Enterprise Linux 8 (RHEL 8, OEL 8) should now work fine as dbcollect is Python3 compatible.

python may not be configured by default, you can set python to use python3:

RHEL-Compatible:

alternatives --set python /usr/bin/python3

Debian-compatible:

apt install python-is-python3

Very old Linux versions (RHEL5) do not work unless there is a more recent version of Python on the system.

AIX

On IBM AIX, you need to install Python first. You can get python for AIX from AIX Toolbox (IBM)

You may need to run using python:

python3 /usr/local/bin/dbcollect <options>

SAR/Sysstat is usually available on AIX but not enabled by default. In that case there will be no OS performance (SAR) data. dbcollect can use NMON data as well with some caveats.

SPARC/Solaris

On Solaris, Python should be already available. It may be an older version.
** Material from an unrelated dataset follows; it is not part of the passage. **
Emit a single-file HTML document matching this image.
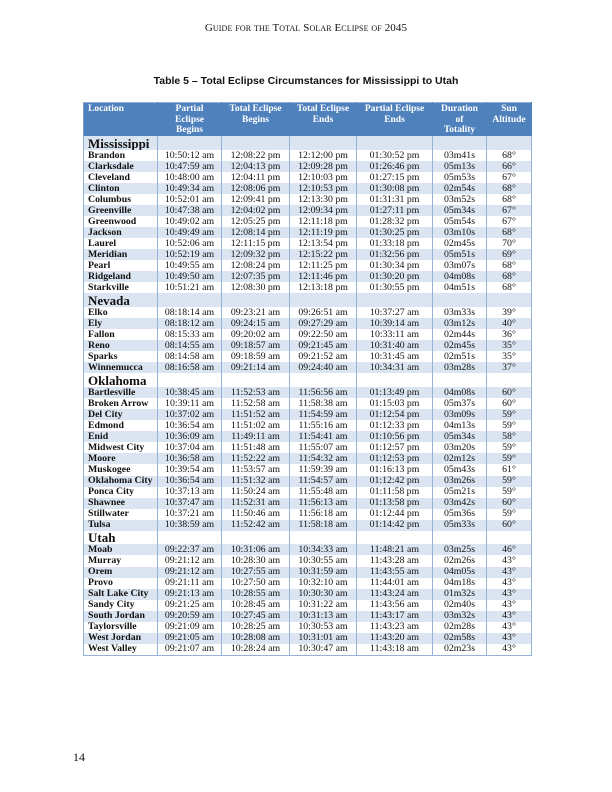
<!DOCTYPE html>
<html><head><meta charset="utf-8"><style>
html,body{margin:0;padding:0;background:#fff;}
body{width:612px;height:792px;position:relative;overflow:hidden;font-family:"Liberation Serif",serif;color:#111;}
.hdr{position:absolute;top:22px;left:0;width:612px;text-align:center;font-size:11px;font-variant:small-caps;letter-spacing:0.1px;}
.ttl{position:absolute;top:75px;left:0;width:612px;text-align:center;font-family:"Liberation Sans",sans-serif;font-weight:bold;font-size:10.5px;}
.pg{position:absolute;left:73px;top:750px;font-size:12px;}
table{position:absolute;left:83px;top:102px;border-collapse:collapse;table-layout:fixed;width:448px;border:1px solid #95b3d7;}
td,th{padding:0;border-left:1px solid #95b3d7;border-right:1px solid #95b3d7;font-size:9.8px;text-align:center;white-space:nowrap;overflow:hidden;line-height:1;}
th{background:#4f81bd;color:#fff;font-weight:bold;vertical-align:top;height:32.2px;line-height:10.5px;padding-top:1px;border-color:#4f81bd;border-left-color:#7ea0cc;font-size:9.5px;}
th.l{text-align:left;padding-left:4px;}
tr.r td{height:11.05px;}
tr.s td{height:13.7px;}
td.n{text-align:left;padding-left:4px;font-weight:bold;}
tr.s td.n{font-size:13px;font-weight:bold;}
tr.b td{background:#dbe5f1;}
</style></head><body>
<div class="hdr">Guide for the Total Solar Eclipse of 2045</div>
<div class="ttl">Table 5 – Total Eclipse Circumstances for Mississippi to Utah</div>
<table>
<colgroup><col style="width:74px"><col style="width:64px"><col style="width:68px"><col style="width:67px"><col style="width:76px"><col style="width:54px"><col style="width:45px"></colgroup>
<tr><th class="l">Location</th><th>Partial<br>Eclipse<br>Begins</th><th>Total Eclipse<br>Begins</th><th>Total Eclipse<br>Ends</th><th>Partial Eclipse<br>Ends</th><th>Duration<br>of<br>Totality</th><th>Sun<br>Altitude</th></tr>
<tr class="s b"><td class="n">Mississippi</td><td></td><td></td><td></td><td></td><td></td><td></td></tr>
<tr class="r"><td class="n">Brandon</td><td>10:50:12 am</td><td>12:08:22 pm</td><td>12:12:00 pm</td><td>01:30:52 pm</td><td>03m41s</td><td>68°</td></tr>
<tr class="r b"><td class="n">Clarksdale</td><td>10:47:59 am</td><td>12:04:13 pm</td><td>12:09:28 pm</td><td>01:26:46 pm</td><td>05m13s</td><td>66°</td></tr>
<tr class="r"><td class="n">Cleveland</td><td>10:48:00 am</td><td>12:04:11 pm</td><td>12:10:03 pm</td><td>01:27:15 pm</td><td>05m53s</td><td>67°</td></tr>
<tr class="r b"><td class="n">Clinton</td><td>10:49:34 am</td><td>12:08:06 pm</td><td>12:10:53 pm</td><td>01:30:08 pm</td><td>02m54s</td><td>68°</td></tr>
<tr class="r"><td class="n">Columbus</td><td>10:52:01 am</td><td>12:09:41 pm</td><td>12:13:30 pm</td><td>01:31:31 pm</td><td>03m52s</td><td>68°</td></tr>
<tr class="r b"><td class="n">Greenville</td><td>10:47:38 am</td><td>12:04:02 pm</td><td>12:09:34 pm</td><td>01:27:11 pm</td><td>05m34s</td><td>67°</td></tr>
<tr class="r"><td class="n">Greenwood</td><td>10:49:02 am</td><td>12:05:25 pm</td><td>12:11:18 pm</td><td>01:28:32 pm</td><td>05m54s</td><td>67°</td></tr>
<tr class="r b"><td class="n">Jackson</td><td>10:49:49 am</td><td>12:08:14 pm</td><td>12:11:19 pm</td><td>01:30:25 pm</td><td>03m10s</td><td>68°</td></tr>
<tr class="r"><td class="n">Laurel</td><td>10:52:06 am</td><td>12:11:15 pm</td><td>12:13:54 pm</td><td>01:33:18 pm</td><td>02m45s</td><td>70°</td></tr>
<tr class="r b"><td class="n">Meridian</td><td>10:52:19 am</td><td>12:09:32 pm</td><td>12:15:22 pm</td><td>01:32:56 pm</td><td>05m51s</td><td>69°</td></tr>
<tr class="r"><td class="n">Pearl</td><td>10:49:55 am</td><td>12:08:24 pm</td><td>12:11:25 pm</td><td>01:30:34 pm</td><td>03m07s</td><td>68°</td></tr>
<tr class="r b"><td class="n">Ridgeland</td><td>10:49:50 am</td><td>12:07:35 pm</td><td>12:11:46 pm</td><td>01:30:20 pm</td><td>04m08s</td><td>68°</td></tr>
<tr class="r"><td class="n">Starkville</td><td>10:51:21 am</td><td>12:08:30 pm</td><td>12:13:18 pm</td><td>01:30:55 pm</td><td>04m51s</td><td>68°</td></tr>
<tr class="s b"><td class="n">Nevada</td><td></td><td></td><td></td><td></td><td></td><td></td></tr>
<tr class="r"><td class="n">Elko</td><td>08:18:14 am</td><td>09:23:21 am</td><td>09:26:51 am</td><td>10:37:27 am</td><td>03m33s</td><td>39°</td></tr>
<tr class="r b"><td class="n">Ely</td><td>08:18:12 am</td><td>09:24:15 am</td><td>09:27:29 am</td><td>10:39:14 am</td><td>03m12s</td><td>40°</td></tr>
<tr class="r"><td class="n">Fallon</td><td>08:15:33 am</td><td>09:20:02 am</td><td>09:22:50 am</td><td>10:33:11 am</td><td>02m44s</td><td>36°</td></tr>
<tr class="r b"><td class="n">Reno</td><td>08:14:55 am</td><td>09:18:57 am</td><td>09:21:45 am</td><td>10:31:40 am</td><td>02m45s</td><td>35°</td></tr>
<tr class="r"><td class="n">Sparks</td><td>08:14:58 am</td><td>09:18:59 am</td><td>09:21:52 am</td><td>10:31:45 am</td><td>02m51s</td><td>35°</td></tr>
<tr class="r b"><td class="n">Winnemucca</td><td>08:16:58 am</td><td>09:21:14 am</td><td>09:24:40 am</td><td>10:34:31 am</td><td>03m28s</td><td>37°</td></tr>
<tr class="s"><td class="n">Oklahoma</td><td></td><td></td><td></td><td></td><td></td><td></td></tr>
<tr class="r b"><td class="n">Bartlesville</td><td>10:38:45 am</td><td>11:52:53 am</td><td>11:56:56 am</td><td>01:13:49 pm</td><td>04m08s</td><td>60°</td></tr>
<tr class="r"><td class="n">Broken Arrow</td><td>10:39:11 am</td><td>11:52:58 am</td><td>11:58:38 am</td><td>01:15:03 pm</td><td>05m37s</td><td>60°</td></tr>
<tr class="r b"><td class="n">Del City</td><td>10:37:02 am</td><td>11:51:52 am</td><td>11:54:59 am</td><td>01:12:54 pm</td><td>03m09s</td><td>59°</td></tr>
<tr class="r"><td class="n">Edmond</td><td>10:36:54 am</td><td>11:51:02 am</td><td>11:55:16 am</td><td>01:12:33 pm</td><td>04m13s</td><td>59°</td></tr>
<tr class="r b"><td class="n">Enid</td><td>10:36:09 am</td><td>11:49:11 am</td><td>11:54:41 am</td><td>01:10:56 pm</td><td>05m34s</td><td>58°</td></tr>
<tr class="r"><td class="n">Midwest City</td><td>10:37:04 am</td><td>11:51:48 am</td><td>11:55:07 am</td><td>01:12:57 pm</td><td>03m20s</td><td>59°</td></tr>
<tr class="r b"><td class="n">Moore</td><td>10:36:58 am</td><td>11:52:22 am</td><td>11:54:32 am</td><td>01:12:53 pm</td><td>02m12s</td><td>59°</td></tr>
<tr class="r"><td class="n">Muskogee</td><td>10:39:54 am</td><td>11:53:57 am</td><td>11:59:39 am</td><td>01:16:13 pm</td><td>05m43s</td><td>61°</td></tr>
<tr class="r b"><td class="n">Oklahoma City</td><td>10:36:54 am</td><td>11:51:32 am</td><td>11:54:57 am</td><td>01:12:42 pm</td><td>03m26s</td><td>59°</td></tr>
<tr class="r"><td class="n">Ponca City</td><td>10:37:13 am</td><td>11:50:24 am</td><td>11:55:48 am</td><td>01:11:58 pm</td><td>05m21s</td><td>59°</td></tr>
<tr class="r b"><td class="n">Shawnee</td><td>10:37:47 am</td><td>11:52:31 am</td><td>11:56:13 am</td><td>01:13:58 pm</td><td>03m42s</td><td>60°</td></tr>
<tr class="r"><td class="n">Stillwater</td><td>10:37:21 am</td><td>11:50:46 am</td><td>11:56:18 am</td><td>01:12:44 pm</td><td>05m36s</td><td>59°</td></tr>
<tr class="r b"><td class="n">Tulsa</td><td>10:38:59 am</td><td>11:52:42 am</td><td>11:58:18 am</td><td>01:14:42 pm</td><td>05m33s</td><td>60°</td></tr>
<tr class="s"><td class="n">Utah</td><td></td><td></td><td></td><td></td><td></td><td></td></tr>
<tr class="r b"><td class="n">Moab</td><td>09:22:37 am</td><td>10:31:06 am</td><td>10:34:33 am</td><td>11:48:21 am</td><td>03m25s</td><td>46°</td></tr>
<tr class="r"><td class="n">Murray</td><td>09:21:12 am</td><td>10:28:30 am</td><td>10:30:55 am</td><td>11:43:28 am</td><td>02m26s</td><td>43°</td></tr>
<tr class="r b"><td class="n">Orem</td><td>09:21:12 am</td><td>10:27:55 am</td><td>10:31:59 am</td><td>11:43:55 am</td><td>04m05s</td><td>43°</td></tr>
<tr class="r"><td class="n">Provo</td><td>09:21:11 am</td><td>10:27:50 am</td><td>10:32:10 am</td><td>11:44:01 am</td><td>04m18s</td><td>43°</td></tr>
<tr class="r b"><td class="n">Salt Lake City</td><td>09:21:13 am</td><td>10:28:55 am</td><td>10:30:30 am</td><td>11:43:24 am</td><td>01m32s</td><td>43°</td></tr>
<tr class="r"><td class="n">Sandy City</td><td>09:21:25 am</td><td>10:28:45 am</td><td>10:31:22 am</td><td>11:43:56 am</td><td>02m40s</td><td>43°</td></tr>
<tr class="r b"><td class="n">South Jordan</td><td>09:20:59 am</td><td>10:27:45 am</td><td>10:31:13 am</td><td>11:43:17 am</td><td>03m32s</td><td>43°</td></tr>
<tr class="r"><td class="n">Taylorsville</td><td>09:21:09 am</td><td>10:28:25 am</td><td>10:30:53 am</td><td>11:43:23 am</td><td>02m28s</td><td>43°</td></tr>
<tr class="r b"><td class="n">West Jordan</td><td>09:21:05 am</td><td>10:28:08 am</td><td>10:31:01 am</td><td>11:43:20 am</td><td>02m58s</td><td>43°</td></tr>
<tr class="r"><td class="n">West Valley</td><td>09:21:07 am</td><td>10:28:24 am</td><td>10:30:47 am</td><td>11:43:18 am</td><td>02m23s</td><td>43°</td></tr>
</table>
<div class="pg">14</div>
</body></html>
You may need to run using python:

python3 /usr/local/bin/dbcollect <options>

SAR/Sysstat is usually available on Solaris (like AIX) but not enabled by default. In that case there will be no OS performance (SAR) data. dbcollect can use NMON data as well with some caveats.

HP-UX

HP-UX has experimental support. You may need to run using python:

python3 /usr/local/bin/dbcollect <options>

Windows

dbcollect does not yet support Windows. Let me know if you need it. You can pick up (partial) Windows data using a [credentials file].

Updating

the --update option self-updates dbcollect if the system has internet access:

# Update dbcollect:
dbcollect --update
# Without root access, the new version will be saved as /tmp/dbcollect.
# Move it manually to the required location.

If not, manually install the new version.